Dice el texto de Juan que “los discípulos tenían cerradas las puertas del lugar donde se encontraban, pues tenían miedo a los judíos” (Juan 20. 19), y presenta el caso de Tomás el incrédulo: “Si no veo en sus manos la señal de los clavos y no meto mi dedo en el agujero de los clavos y mi mano en su costado, no creeré” (Juan 20: 25), actitudes claramente prepascuales, evidencias de inseguridades, desconfianzas y temor de que les pudiese suceder lo mismo que a Jesús, o incapacidad para la aventura de la fe en el caso de Tomás.
La referencia última alude a actitudes humanas como la de una religiosidad cómoda que no corre el riesgo de vivir las consecuencias de la fe en clave profética, limitada a observancias cultuales que no transforman la vida, instalados en la aparente buena conciencia de los que no hacen nada malo pero tampoco nada bueno, y se escandalizan ante las propuestas de asumir la originalidad del evangelio, como los actuales detractores de Francisco ante su osadía extraordinaria de pedir a la Iglesia coherencia con el proyecto de Jesús.
Como relato típico de Juan este texto de hoy abunda en fuerza simbólica, cada palabra y cada gesto contienen los elementos de la nueva realidad de vida a la que convoca el Resucitado:
  • El saludo de Jesús, tres veces desea la paz a los discípulos presentes, invitación a permanecer en El a pesar de las contradicciones que puedan sobrevenir como consecuencia del seguimiento.

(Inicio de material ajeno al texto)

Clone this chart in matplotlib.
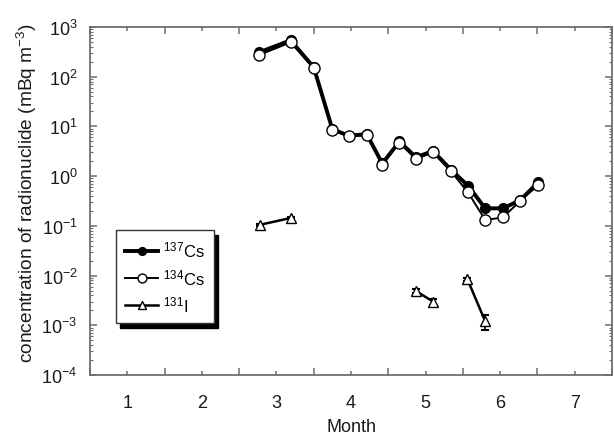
import numpy as np
import matplotlib
matplotlib.use("Agg")
import matplotlib.pyplot as plt
from matplotlib.ticker import FixedLocator, LogLocator, NullFormatter

plt.rcParams['font.family'] = ['Liberation Sans', 'DejaVu Sans']
plt.rcParams['mathtext.fontset'] = 'custom'
plt.rcParams['mathtext.rm'] = 'Liberation Sans'
plt.rcParams['mathtext.it'] = 'Liberation Sans:italic'

# Sampling times (month) shared by the caesium series
cs_month = [2.77, 3.19, 3.50, 3.75, 3.97, 4.21, 4.42, 4.65,
            4.87, 5.10, 5.34, 5.57, 5.80, 6.04, 6.27, 6.51]
cs137 = [310, 540, 155, 8.8, 6.5, 7.0, 1.8, 5.0,
         2.4, 3.2, 1.35, 0.64, 0.225, 0.225, 0.33, 0.75]
cs134 = [275, 490, 148, 8.5, 6.3, 6.7, 1.7, 4.7,
         2.2, 3.0, 1.25, 0.47, 0.131, 0.148, 0.32, 0.66]

# Iodine-131, measured in three separate periods
i131_month = [2.78, 3.19, 4.87, 5.10, 5.56, 5.80]
i131 = [0.105, 0.144, 0.0049, 0.0030, 0.0085, 0.0012]
i131_err = [0.006, 0.008, 0.0005, 0.0004, 0.0006, 0.0004]
i131_group = [0, 0, 1, 1, 2, 2]

month_ticks = [1, 2, 3, 4, 5, 6, 7]

fig = plt.figure(figsize=(6.14, 4.35), dpi=100)
ax = fig.add_axes([90 / 614, 59 / 435, 522 / 614, 348 / 435])

l137, = ax.plot(cs_month, cs137, '-o', color='black', lw=2.8,
                ms=7, mfc='black', mec='black', zorder=3)
l134, = ax.plot(cs_month, cs134, '-o', color='black', lw=1.4,
                ms=8, mfc='white', mec='black', mew=1.0, zorder=4)

im = np.array(i131_month)
iv = np.array(i131)
ie = np.array(i131_err)
ig = np.array(i131_group)
li = None
for g in np.unique(ig):
    sel = ig == g
    ax.errorbar(im[sel], iv[sel], yerr=ie[sel], fmt='none', ecolor='black',
                elinewidth=1.2, capsize=3, capthick=1.5, zorder=2)
    line, = ax.plot(im[sel], iv[sel], '-^', color='black', lw=1.8,
                    ms=7, mfc='white', mec='black', mew=1.0, zorder=3)
    li = line

ax.set_yscale('log')
ax.set_ylim(1e-4, 1e3)
ax.set_xlim(0.5, 7.5)

ax.xaxis.set_major_locator(FixedLocator(month_ticks))
ax.xaxis.set_minor_locator(FixedLocator(np.arange(0.5, 8.0, 1.0)))
ax.yaxis.set_major_locator(LogLocator(base=10, numticks=20))
ax.yaxis.set_minor_locator(LogLocator(base=10, subs=np.arange(2, 10), numticks=20))
ax.yaxis.set_minor_formatter(NullFormatter())

spine_col = '#6e6e6e'
for s in ax.spines.values():
    s.set_color(spine_col)
    s.set_linewidth(1.3)

ax.tick_params(axis='both', which='both', direction='in', top=True, right=True,
               color=spine_col, labelsize=13, labelcolor='#1a1a1a')
ax.tick_params(axis='x', which='major', length=3, width=1.1, pad=14)
ax.tick_params(axis='x', which='minor', length=5, width=1.1)
ax.tick_params(axis='y', which='major', length=5, width=1.1, pad=9)
ax.tick_params(axis='y', which='minor', length=2.5, width=0.8)

ax.set_xlabel('Month', fontsize=13, color='#1a1a1a', labelpad=5)
ax.set_ylabel(r'concentration of radionuclide (mBq m$^{-3}$)', fontsize=13.8,
              color='#1a1a1a')
ax.yaxis.set_label_coords(-0.098, 0.525)

leg = ax.legend([l137, l134, li],
                [r'$^{137}$Cs', r'$^{134}$Cs', r'$^{131}$I'],
                loc='upper left', bbox_to_anchor=(0.043, 0.425),
                fontsize=12, frameon=True, fancybox=False, handlelength=2.0,
                handletextpad=0.3, borderpad=0.55, labelspacing=0.45,
                borderaxespad=0.2, markerscale=0.8,
                shadow={'ox': 3, 'oy': -3, 'color': 'black', 'alpha': 1})
leg.get_frame().set_edgecolor('#333333')
leg.get_frame().set_linewidth(1.0)

fig.savefig('out.png', dpi=100)
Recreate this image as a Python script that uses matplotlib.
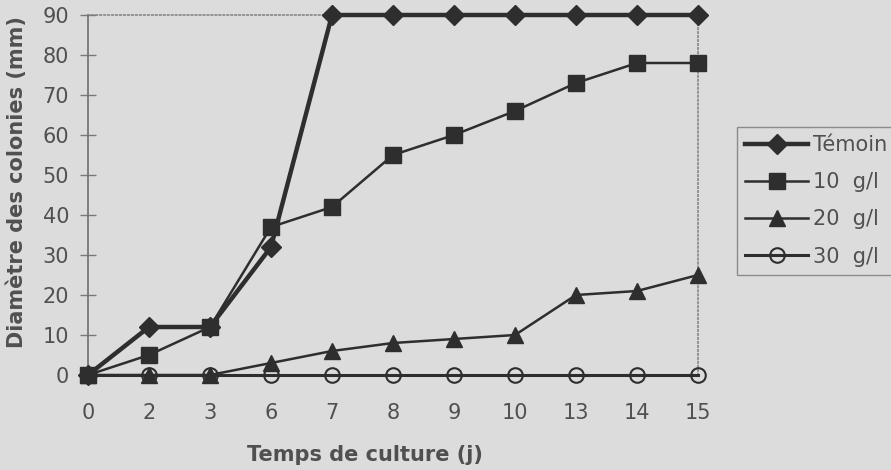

  • Las manos, el costado, las pruebas y la fe: el mismo Crucificado es ahora el Resucitado, hay una consistencia perfecta entre el Jesús histórico y el Cristo de la fe, asumiendo el dolor de la cruz trasciende a la vitalidad de Dios en la Pascua, indicando así mismo que este es el futuro del ser humano, si desea tomar en serio este camino.
  • Los discípulos se alegraron de ver al Señor” (Juan 20:20), es una constatación de la transformación que se ha operado en ellos, suceso que no acontece de un momento a otro, por una mera comprobación física sino por un proceso gradual de maduración en la fe.
  • Como el Padre me envió, también yo los envío” (Juan 20:21), es la misión, nuevo imperativo de comunicar a toda la humanidad que hay una Buena Noticia que llena de sentido y esperanza la vida de todos, que la muerte, el pecado, la injusticia no tienen la palabra decisoria sobre los humanos, que Dios en Jesús se ha pronunciado decisivamente a favor de la nueva humanidad que se encarna en El.
  • Con Jesús vienen el poder del Espíritu y de la reconciliación, señales de la nueva vida, superación de la fuerza destructora del pecado, que va en contra de la realización del ser humano, y adquisición – gracias a El – de la posibilidad de vivir la humanidad siempre en clave teologal.
  • La nueva comunidad de discípulos, tal como es referida en Hechos, es señal inequívoca del acontecer pascual: “Acudían diariamente al templo con perseverancia y con un mismo espíritu: partían el pan en las casas y tomaban el alimento con alegría y sencillez de corazón, alabando a Dios y gozando de la simpatía de todo el pueblo” (Hechos 2: 46-47). Sólo en una genuina experiencia comunitaria se puede descubrir a Jesús vivo.
Esta última parte es especialmente esencial para comprender el proceso de la fe pascual, los que huyeron aterrados ante la muerte de Jesús y ante el poderío judío y romano, son ahora los testigos de la experiencia pascual, y lo hacen comunitariamente, eclesialmente, unos en Jerusalén y otros en Galilea, donde empiezan a surgir los relatos evangélicos, y más tarde las comunidades de Pablo, en el Asia Menor y en Roma. Podemos entonces afirmar que la sustancia de la Iglesia es eminentemente pascual, es el Resucitado el que la anima con su definitiva vitalidad.
Las apariciones, tal como son referidas por los escritos evangélicos, están totalmente asociadas a la fe. Jesús sólo se manifiesta a los que tenían vínculos con él, a los que se habían interesado en su proyecto de vida y en su seguimiento. En ningún lugar del Nuevo Testamento se habla del hecho de la resurrección en sí mismo sino del testimonio de las comunidades que lo testimonian a El como El Viviente, esta certeza atraviesa todo el Nuevo Testamento.
En la Iglesia universal y en cada comunidad cristiana particular todo tiene sentido cuando ellas – si se nos permite la expresión – “se dejan vivir por Jesús”, cuando lo pascual totaliza su ser y su quehacer, cuando esto no es una historieta trasnochada sino un acontecimiento real, con toda su capacidad de dejar atrás el absurdo y de hacer creíble y factible un futuro en el que el sentido pleno es el Dios que en Jesús se nos revela.
Solamente cuando decidimos configurar nuestra humanidad con Jesús, y llevar una existencia consecuente con esto, podemos experimentarle, sentir su vida haciéndonos nuevos, mejores seres humanos, y esto es lo que nos permite afirmar que no se trata del recuerdo de un pasado lejano sino de una plenificante y real experiencia , como la que palpita en estas palabras: “Ustedes aman a Jesucristo, aun sin haberle visto; creen en él, aunque de momento no le vean. Y lo hacen rebosantes de alegría indescriptible y gloriosa, alcanzando así la meta de la fe, que es la salvación” (1 Pedro 1:8-9).